Hays High grad provides coverage of school shooting in N.M.
By ELIZABETH GOLDEN
Emily Younger, a 2009 Hays High School graduate, is finding success in New Mexico following the Roswell middle school shooting.
Younger has been employed by KRQE News 13 in Albuquerque as a Roswell bureau reporter since June.
On Jan. 14, a 12-year-old opened fire in the gym of Berrendo Middle School in Roswell, injuring two students. Kendal Sanders, 13, received minor injuries when she was hit in the arm. Nathanial Tavarez, 12, still is in the hospital having received serious face and head injuries. The shooter remains in a psychiatric hospital, according to authorities.

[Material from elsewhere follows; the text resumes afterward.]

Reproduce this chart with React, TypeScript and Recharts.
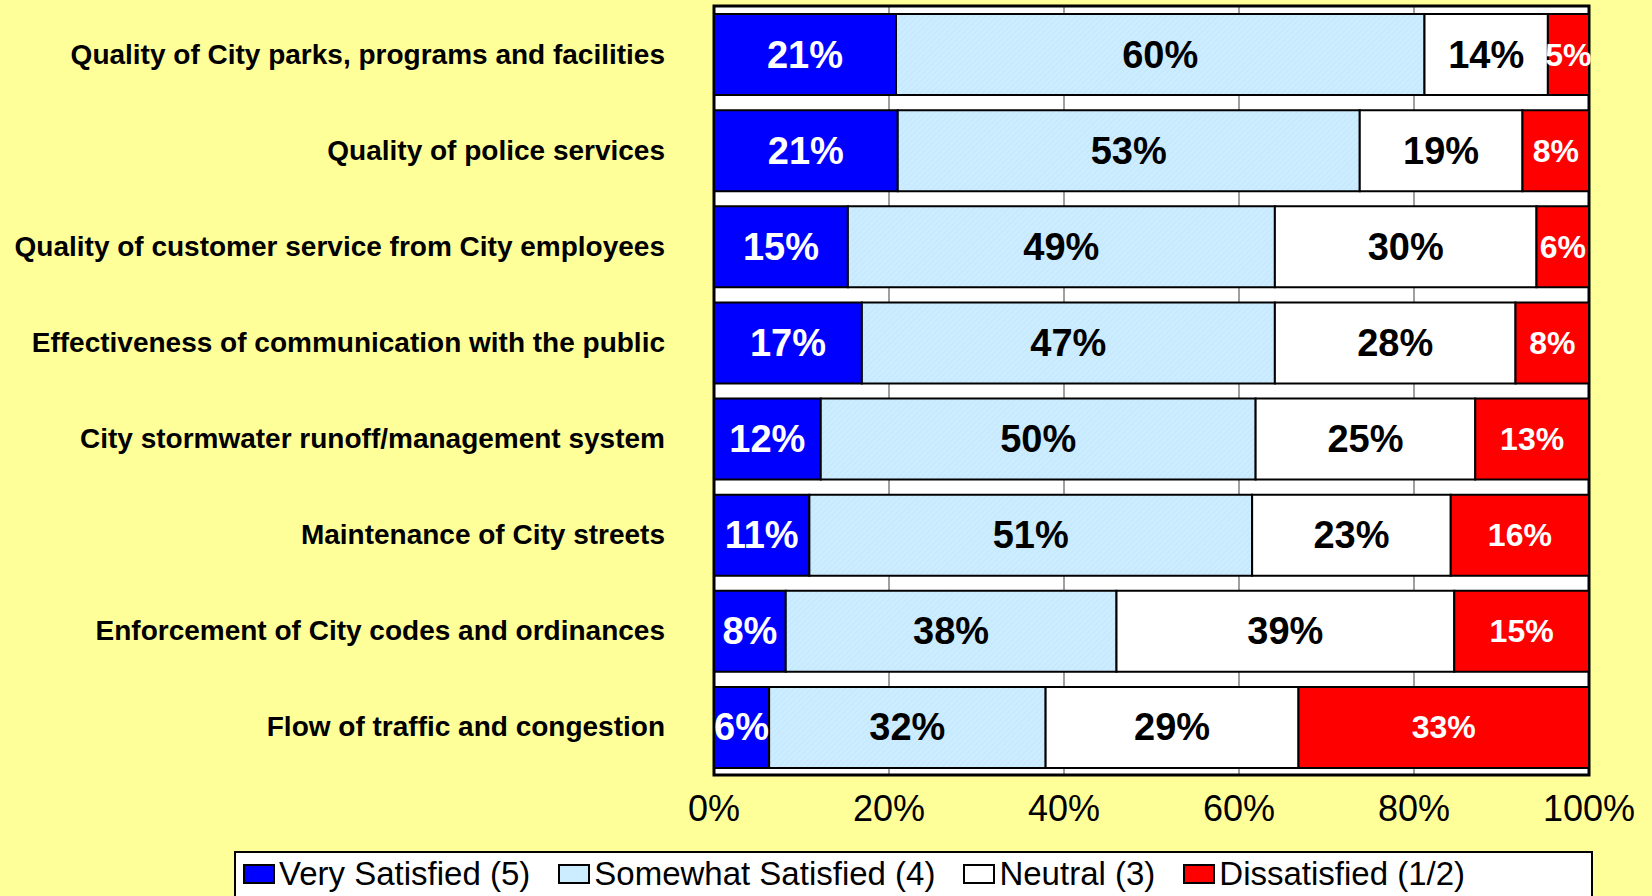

"I'm the only worker in Roswell," Younger said. "I went into work. It was any normal day. I went in around 8 in the morning, and my phone started frantically ringing."
The Public Information Officer with the Roswell police department told her there had been a shooting at the school.
"So immediately I grabbed all my things," Younger said. "I'm a one-man band, so I grabbed my camera, tripod, anything I could think of and went straight to the school where it had happened."
Younger said she was the first media on scene.
"I was probably feeling what a lot of the parents were feeling," she said. "I was in shock, thinking, 'Is this really happening,' then journalism mode just kind of kicked in, and I started doing my job."
Parents were notified to pick up their children at the nearby mall. Police and medical personnel, along with a few "frantic" parents, were the only ones still at the school. Younger started filming.
"I called the station and told them this is not a joke," she said. "I asked for them to send some backup. They said, 'Don't worry about getting information, get reactions, then go to the mall.' So that's exactly what I did."
The news station then sent down the helicopter so she could go live at noon.
More than a week later, Younger still is covering the shooting.
"I just did a story talking to one of the victim's parents," she said. "I think you just know when you get into journalism that you're going to be faced with difficult situations. You have to go into it like, I want to make a difference. I want to tell your story, but you have to be human, too. You can't just be spitting out questions because the person isn't going to feel connected to you or feel like you want to tell their story."
Growing up in Hays, Younger said she always wanted to be a broadcast journalist.
"Ever since I went to O'Loughlin Elementary School, I knew," she said. "As young kids, we got to read the list of lost and found items and say the lunch menu before school. I thought, 'Hey, this is pretty cool.' And as I grew up, I started thinking that journalists really do get to make a difference in people's lives."
After leaving Hays High, she majored in broadcasting at the University of Nebraska-Lincoln. She graduated in May 2013.
"I started applying everywhere around February," Younger said. "The Albuquerque station flew me out for an interview, and I took the job before I even graduated. I was thrilled."
She said the station's market was a key factor in accepting the job.
"It was a top-50 market," she said. "Not many kids right out of college get to work for a station that big. It was really out of my comfort zone, but I thought I'm young, so I might as well."
In the future, Younger said she hopes to move up to the Albuquerque bureau and eventually move back to the Midwest, particularly Kansas City, Mo.
"I don't know what my dream is," she said. "It changes every day. I'm just taking it one day at a time, especially with all these crazy stories."